Die Herrschaft der Wehrmacht
Deutsche Militärbesatzung und einheimische Bevölkerung in der Sowjetunion 1941-1944

Lange Zeit blieb die Rolle der Wehrmacht bei den Verbrechen des NS-Regimes und seiner Besatzungspolitik im Schatten. Erst die umstrittene und landauf und landab heftig diskutierte erste Wehrmachtsausstellung des Hamburger Instituts für Sozialforschung schaffte dem Mitte der 1990er Jahre Abhilfe, indem sie wie ein Katalysator für die Forschung wirkte. In ihrer Folge erst wurden zahlreiche Dissertationsprojekte in Angriff genommen und schließlich auch ein großes Forschungsprojekt am Münchener Institut für Zeitgeschichte über 'Wehrmacht in der NS-Diktatur' aufgelegt, dessen Ergebnisse seit kurzem Schritt für Schritt publiziert werden.
Teil des Projekts ist Dieter Pohls Studie über 'deutsche Militärverwaltung und einheimische Bevölkerung in der Sowjetunion 1941-1944', zugleich auch Habilitationsschrift an der Münchener Ludwig-Maximilians-Universität. Pohl ist weithin anerkannter Experte für die NS-Massenverbrechen und der Besatzungspolitik in Osteuropa. Zudem verfügt er über umfassende Sprachkenntnisse, die es ihm ermöglichen, etwa die russische oder ukrainische Forschung zu berücksichtigen. Quellen russischer Provenienz nimmt er hier aber leider nicht in den Blick. Das allerdings tut der überragenden Qualität des Buches keinen Abbruch.
Pohl konzentriert sich auf diejenigen Gebiete der besetzten Sowjetunion, die unter der Hoheit der Wehrmacht standen, vor allem die westlichen und südlichen Teile Russlands, deren Erforschung noch in den Kinderschuhen steckt. Er untersucht zentrale Felder der Besatzungspolitik wie Ernährung, Zwangsarbeit, Partisanenbekämpfung, Gewalt gegen die Zivilbevölkerung, Mord an den Juden, Kriegsgefangene und deren Wirkung auf die Bevölkerung.
Die Besatzungspolitik war nicht im geschichtslosen Raum angesiedelt und fing im Juni 1941 gleichsam bei Null an, sondern ihr gingen Planungen voraus. Vor allem aber spielte sie sich vor dem Hintergrund von länger zurückreichenden Vorprägungen und Erfahrungen ab, seien es stereotype Russlandbilder, Gewalterfahrungen im Ersten Weltkrieg oder in den Freikorpskämpfen oder auch ideologische Dispositionen. Diesen Erfahrungen und Planungen widmet Pohl zwei instruktive Kapitel, um anschließend die Strukturen der Militärverwaltung sowie die einheimische Bevölkerung zu beleuchten, bevor er sich der Besatzungspolitik der Wehrmacht zuwendet.
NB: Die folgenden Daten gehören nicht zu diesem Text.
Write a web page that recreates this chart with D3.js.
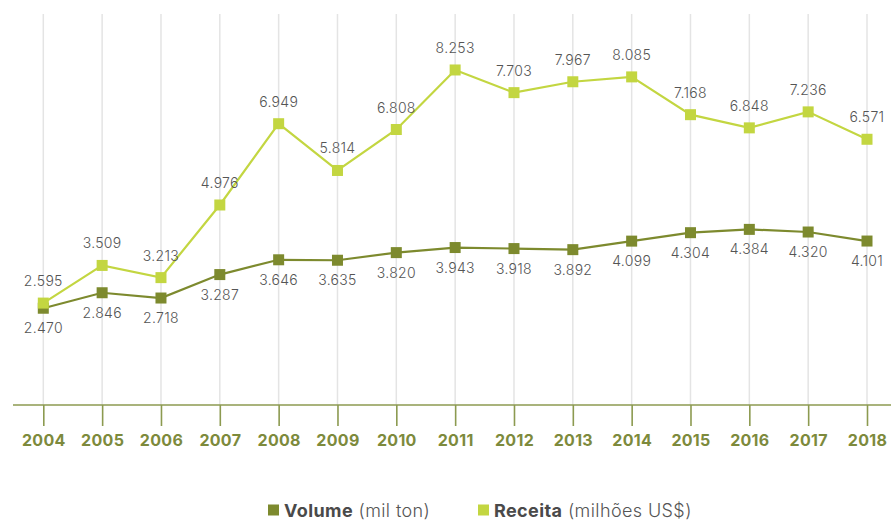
<!DOCTYPE html>
<html>
<head>
<meta charset="utf-8">
<script src="https://cdn.jsdelivr.net/npm/d3@7/dist/d3.min.js"></script>
<style>
  html, body { margin: 0; padding: 0; background: #fff; }
  svg { display: block; font-family: "Inter", "Open Sans", sans-serif; }
</style>
</head>
<body>
<svg id="chart" width="891" height="522"></svg>
<script>
// Exportações: volume (mil ton) e receita (milhões US$), 2004–2018
const years = ["2004","2005","2006","2007","2008","2009","2010","2011","2012","2013","2014","2015","2016","2017","2018"];
const volume = [2.470, 2.846, 2.718, 3.287, 3.646, 3.635, 3.820, 3.943, 3.918, 3.892, 4.099, 4.304, 4.384, 4.320, 4.101];
const receita = [2.595, 3.509, 3.213, 4.976, 6.949, 5.814, 6.808, 8.253, 7.703, 7.967, 8.085, 7.168, 6.848, 7.236, 6.571];
const seriesNames = ["Volume", "Receita"];
const seriesUnits = ["(mil ton)", "(milhões US$)"];

const W = 891, H = 522;
const colVolume = "#7d8a2e";
const colReceita = "#c3d641";
const colAxis = "#8c9a50";
const axisY = 405;

const svg = d3.select("#chart");

const x = d3.scalePoint().domain(years).range([43.3, 867]);
const y = d3.scaleLinear().domain([0, 10]).range([410, -2]);

// vertical gridlines
svg.append("g").selectAll("line")
  .data(years).join("line")
  .attr("x1", d => x(d)).attr("x2", d => x(d))
  .attr("y1", 14).attr("y2", axisY)
  .attr("stroke", "#e4e4e4").attr("stroke-width", 1.5);

// x axis
const xAxis = svg.append("g")
  .attr("transform", `translate(0,${axisY})`)
  .call(d3.axisBottom(x).tickSize(21).tickPadding(9).tickSizeOuter(0));
xAxis.select(".domain").remove();
xAxis.append("line").attr("x1", 13).attr("x2", W).attr("y1", 0).attr("y2", 0)
  .attr("stroke", colAxis).attr("stroke-width", 1.6);
xAxis.selectAll(".tick line").attr("stroke", colAxis).attr("stroke-width", 1.6);
xAxis.selectAll(".tick text")
  .attr("fill", "#7d8a3c").attr("font-size", 16).attr("font-weight", 700)
  .attr("letter-spacing", 0.3)
  .attr("font-family", "Inter, 'Open Sans', sans-serif");

const series = [
  { name: seriesNames[0], values: volume, color: colVolume, labelDy: 25 },
  { name: seriesNames[1], values: receita, color: colReceita, labelDy: -17 }
];

const line = d3.line().x((d, i) => x(years[i])).y(d => y(d));
const fmt = d => d.toFixed(3);

series.forEach(s => {
  const g = svg.append("g");
  g.append("path").datum(s.values)
    .attr("d", line).attr("fill", "none")
    .attr("stroke", s.color).attr("stroke-width", 2.2);
  const m = 11;
  g.selectAll("rect").data(s.values).join("rect")
    .attr("x", (d, i) => x(years[i]) - m / 2)
    .attr("y", d => y(d) - m / 2)
    .attr("width", m).attr("height", m)
    .attr("fill", s.color);
  g.selectAll("text").data(s.values).join("text")
    .attr("x", (d, i) => x(years[i]))
    .attr("y", d => y(d) + s.labelDy)
    .attr("text-anchor", "middle")
    .attr("font-size", 14).attr("font-weight", 300)
    .attr("letter-spacing", 0.3)
    .attr("fill", "#555")
    .text(fmt);
});

// legend
const legend = svg.append("g").attr("font-size", 18).attr("letter-spacing", 0.4);
const legendX = [268, 478];
series.forEach((s, i) => {
  const lg = legend.append("g").attr("transform", `translate(${legendX[i]},510)`);
  lg.append("rect").attr("x", 0).attr("y", -5.5).attr("width", 11).attr("height", 11).attr("fill", s.color);
  const t = lg.append("text").attr("x", 16).attr("y", 6.5);
  t.append("tspan").attr("font-weight", 700).attr("fill", "#4a4a4a").text(s.name);
  t.append("tspan").attr("font-weight", 300).attr("fill", "#555").text(" " + seriesUnits[i]);
});
</script>
</body>
</html>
Pohl bereichert die bisweilen hitzig und überspitzt geführte Debatte um den Grad der Beteiligung der Wehrmacht an NS-Verbrechen um eine empirisch umfassend dokumentierte, nüchtern abwägende und klar urteilende Studie. Mindestens zwei Millionen Menschen starben unter der Besatzung der Wehrmacht, die dafür nicht allein verantwortlich war, deren Anteil daran aber auch nicht gering zu schätzen ist. Die Beteiligung an Verbrechen betraf alle Ebenen der Wehrmacht ' auch die früher ohne empirische Basis davon pauschal ausgenommenen Fronttruppen. Pohl verfällt aber nicht der umgekehrten Versuchung und stuft alle Soldaten als verbrecherisch ein, sondern differenziert: In der Regel hing es davon ab, ob Soldaten in größeren Städten oder in Partisanengebieten eingesetzt waren, ob sie mit jüdischen Gemeinden oder mit Kriegsgefangenen in Berührung kamen etc.
Pohls Studie ist mehr als eine Synthese einer sich spezialisierenden Okkupations- und Wehrmachtsforschung. Es ist eine fundierte empirische Analyse von wegweisendem Charakter.